Leaving out every picture, quote the data below exactly as it appears.

──────────

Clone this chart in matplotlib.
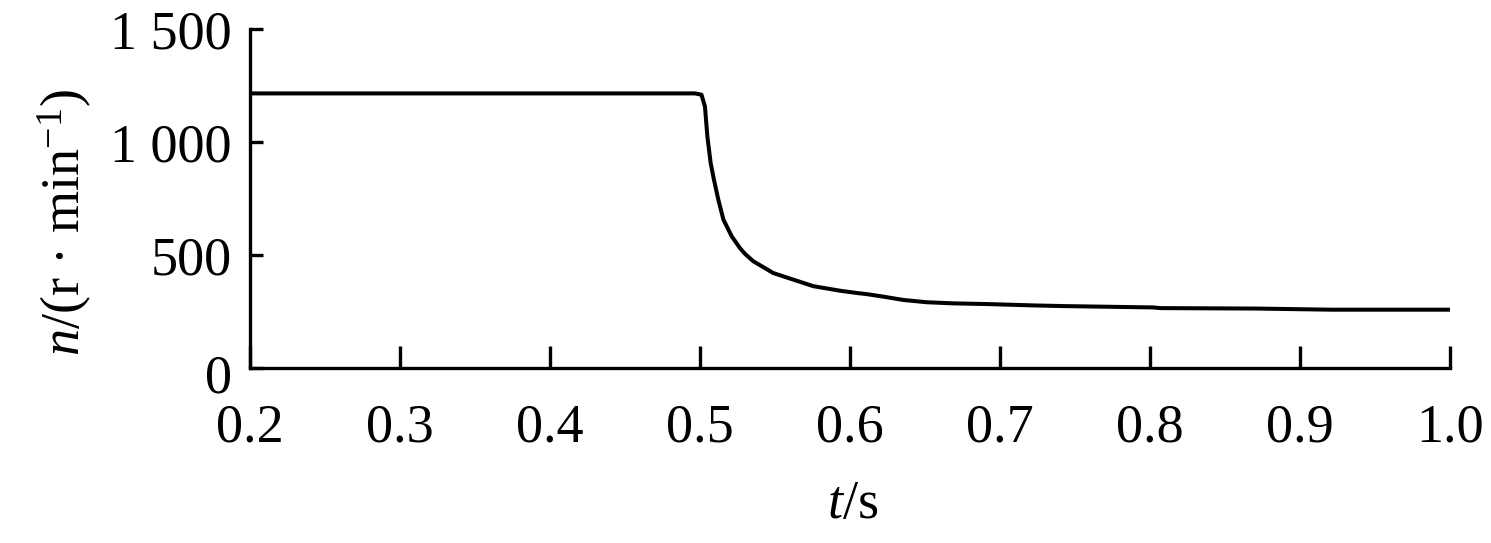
import matplotlib
matplotlib.use('Agg')
import matplotlib.pyplot as plt
import matplotlib.transforms as mtransforms

# speed curve
t = [0.2, 0.4967, 0.501, 0.5033, 0.5049, 0.5071, 0.5093, 0.5122, 0.5156, 0.5211,
     0.5267, 0.5300, 0.5356, 0.5489, 0.5622, 0.5756, 0.5933, 0.6044, 0.611, 0.622,
     0.6356, 0.651, 0.6689, 0.691, 0.722, 0.742, 0.802, 0.807, 0.871, 0.921, 1.0]
n = [1215, 1215, 1209, 1157, 1025, 907, 833, 745, 657, 583,
     530, 505, 472, 420, 391, 362, 342, 332, 327, 316,
     301, 291, 286, 283, 277, 274, 268, 265, 263, 258, 258]

xticks = [0.2, 0.3, 0.4, 0.5, 0.6, 0.7, 0.8, 0.9, 1.0]
xticklabels = ['0.2', '0.3', '0.4', '0.5', '0.6', '0.7', '0.8', '0.9', '1.0']
yticks = [0, 500, 1000, 1500]
yticklabels = ['0', '500', '1 000', '1 500']

plt.rcParams['font.family'] = 'Liberation Serif'
plt.rcParams['mathtext.fontset'] = 'custom'
plt.rcParams['mathtext.rm'] = 'Liberation Serif'
plt.rcParams['mathtext.it'] = 'Liberation Serif:italic'

fig = plt.figure(figsize=(14.91, 5.43), dpi=100)
ax = fig.add_axes([250/1491, 1-368/543, 1200/1491, 339/543])

ax.plot(t, n, color='black', lw=2.9)

ax.set_xlim(0.2, 1.0)
ax.set_ylim(0, 1500)
ax.spines['top'].set_visible(False)
ax.spines['right'].set_visible(False)
for s in ['left', 'bottom']:
    ax.spines[s].set_linewidth(2.4)

ax.set_xticks(xticks)
ax.set_xticklabels(xticklabels)
ax.set_yticks(yticks)
ax.set_yticklabels(yticklabels)
ax.tick_params(axis='x', direction='in', length=16, width=2.4, labelsize=39, pad=25)
ax.tick_params(axis='y', direction='in', length=9, width=2.4, labelsize=39, pad=13)

# the "0" on the y axis sits a little lower
lab0 = ax.get_yticklabels()[0]
lab0.set_transform(lab0.get_transform() + mtransforms.ScaledTranslation(0, -4/72, fig.dpi_scale_trans))

fig.text(65/1491, 1-222/543, r'$n$/(r · min$^{-1}$)', rotation=90,
         ha='center', va='center', fontsize=39)
fig.text(853/1491, 1-505/543, r'$t$/s', ha='center', va='center', fontsize=39)

fig.savefig('out.png', dpi=100)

──────────

Result of the exercise:
Clone this chart in matplotlib.
import matplotlib
matplotlib.use('Agg')
import matplotlib.pyplot as plt
import matplotlib.transforms as mtransforms

# speed curve
t = [0.2, 0.4967, 0.501, 0.5033, 0.5049, 0.5071, 0.5093, 0.5122, 0.5156, 0.5211,
     0.5267, 0.5300, 0.5356, 0.5489, 0.5622, 0.5756, 0.5933, 0.6044, 0.611, 0.622,
     0.6356, 0.651, 0.6689, 0.691, 0.722, 0.742, 0.802, 0.807, 0.871, 0.921, 1.0]
n = [1215, 1215, 1209, 1157, 1025, 907, 833, 745, 657, 583,
     530, 505, 472, 420, 391, 362, 342, 332, 327, 316,
     301, 291, 286, 283, 277, 274, 268, 265, 263, 258, 258]

xticks = [0.2, 0.3, 0.4, 0.5, 0.6, 0.7, 0.8, 0.9, 1.0]
xticklabels = ['0.2', '0.3', '0.4', '0.5', '0.6', '0.7', '0.8', '0.9', '1.0']
yticks = [0, 500, 1000, 1500]
yticklabels = ['0', '500', '1 000', '1 500']

plt.rcParams['font.family'] = 'Liberation Serif'
plt.rcParams['mathtext.fontset'] = 'custom'
plt.rcParams['mathtext.rm'] = 'Liberation Serif'
plt.rcParams['mathtext.it'] = 'Liberation Serif:italic'

fig = plt.figure(figsize=(14.91, 5.43), dpi=100)
ax = fig.add_axes([250/1491, 1-368/543, 1200/1491, 339/543])

ax.plot(t, n, color='black', lw=2.9)

ax.set_xlim(0.2, 1.0)
ax.set_ylim(0, 1500)
ax.spines['top'].set_visible(False)
ax.spines['right'].set_visible(False)
for s in ['left', 'bottom']:
    ax.spines[s].set_linewidth(2.4)

ax.set_xticks(xticks)
ax.set_xticklabels(xticklabels)
ax.set_yticks(yticks)
ax.set_yticklabels(yticklabels)
ax.tick_params(axis='x', direction='in', length=16, width=2.4, labelsize=39, pad=25)
ax.tick_params(axis='y', direction='in', length=9, width=2.4, labelsize=39, pad=13)

# the "0" on the y axis sits a little lower
lab0 = ax.get_yticklabels()[0]
lab0.set_transform(lab0.get_transform() + mtransforms.ScaledTranslation(0, -4/72, fig.dpi_scale_trans))

fig.text(65/1491, 1-222/543, r'$n$/(r · min$^{-1}$)', rotation=90,
         ha='center', va='center', fontsize=39)
fig.text(853/1491, 1-505/543, r'$t$/s', ha='center', va='center', fontsize=39)

fig.savefig('out.png', dpi=100)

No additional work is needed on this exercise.